On Apr-26-12 at 10:20:06 PDT, seller added the following information: Some just asked if there were three hole in the top of the cuffs. It simply looks to me that there are 4 pins press fitted to hold the cuffs together. Verified Paypal buyers please.  
On Apr-26-12 at 14:09:42 PDT, seller added the following information: The little hole seen is picture 4 on the looks like a jagged break in the side sleeve of the key lock head and is not drilled or a casting defect. I have no idea how it got there.  
On Apr-26-12 at 14:11:27 PDT, seller added the following information: I mean picture 3. Sorry.  

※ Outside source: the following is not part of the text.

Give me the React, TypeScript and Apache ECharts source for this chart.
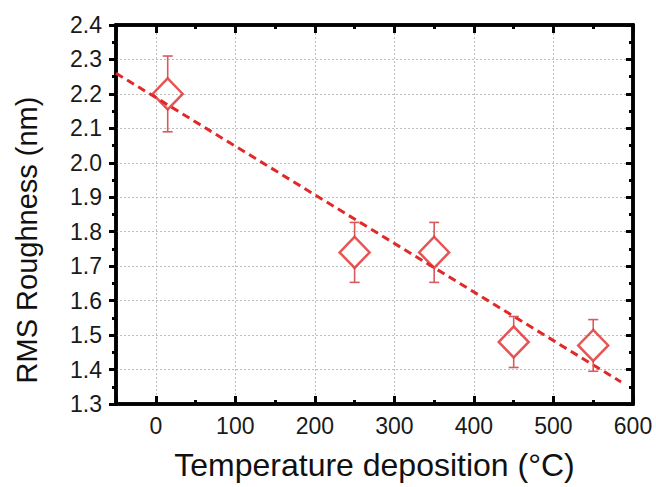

On Apr-26-12 at 15:38:32 PDT, seller added the following information: Under a magnifying glass it seems to me that the marks on one side of the square plates are not pin holes but casting or stamping imperfections because I see nothing on the other square plate. Also, the top plates showing the key lock are the same size (measured with my micrometer. If one side looks larger it is just an optical camera illusion. Also 82 is stamped on the other cuff.  
On Apr-26-12 at 16:18:57 PDT, seller added the following information: These may be extremely rare Finnish cuffs after all but a number of collectors have now shown me both German opinions and Finnish. This collector has shed much light on the story the elderly previous owner shared with me. A very interesting handcuff. Just to clarify some ancillary issues, the name "Shawdow Turi" must unquestionably refer to the battle of Chateau-Thierry, which of course took place in France in 1918. Americans were, in fact, involved in this battle. I am also skeptical of some other aspects of the stated provenance of this piece. It is not that I question the intentions of the owner, it is just that facts, especially as transmitted by elderly persons, can become garbled over so many decades. (I couldn't begin to count the number of Japanese sergeant's swords which I have seen over the years which came with the story of having been "taken off the body of a dead Japanese colonel".) Although I am not aware of any such cases, it is possible that American deserters wound up in Germany. But I consider this highly unlikely. No American troops were on German soil during World War I. There were, conversely, hundreds of American deserters throughout France and Belgium. Granted, it is possible that a soldier who deserted in France could have made his way to Germany, but why would he? Further, under no circumstances could an interpreter ever be considered "highly ranked". Further, I consider it incomprehensible that Germans of that era would offer any opposition to representatives of the American government, no matter of what rank. After all, America was the only country which stood between Germany and the harsh vengeance sought by the French. The French, on the contrary, were by 1921 hostile to the Americans for a variety of reasons. So if any Americans were arrested, in pursuit of a deserter, I strongly suspect that this took place in France. I would! love to see a copy of the Denver Post article which was mentioned. All of which has absolutely nothing to do with the legitimacy or the value of these handcuffs. Look at the 4th photo, and in particular the notches in the bow. These are unquestionably Finnish, and a very rare variation.  
On Apr-27-12 at 09:54:21 PDT, seller added the following information: 4-27-2012 A collector in Germany just sent me this information: Hello, this handcuff was produced by Karl Schwertfeger in Hannover 1882. Kind regards Hanseatenhans On Apr-27-12 at 12:58:39 PDT, seller added the following information: Additional information: - Congress of Vienna 1815... - ... 35 independant princedoms + 4 free cities (~39 states) with different laws, weights & measures, currencies et cetera. .. - Franco-Prussian War 1870 - 1871. - Proclamation of the (II.)(Kaiser-)Reich in Verseilles. - Reichsvereinheitlichung (~Standardisation) 1882 ff. DRP(a.?)(German Reichspatent)in 1883... ...1918: Germany lost WW I and had to pay reparations inter alia patent licences... > Finland was (internationally) allowed to produce the (in)famous "Kakola" handcuffs without patent licence, after 1918... Hope I could help a bit further Hanseatenhans  
Questions and answers about this item    
Q: Hello. What are the inside dimensions (height & width) of the cuffs? For example, 2 inches x 2-1/2 inches, etc. Thanks  
A: 2 1/2 inches long Inside Demension. 1 13/16 Wide Inside deminsion. - eBay (6 May 2012)
This set of cuffs had a high bid of $4,550 (Plus $30 Shipping).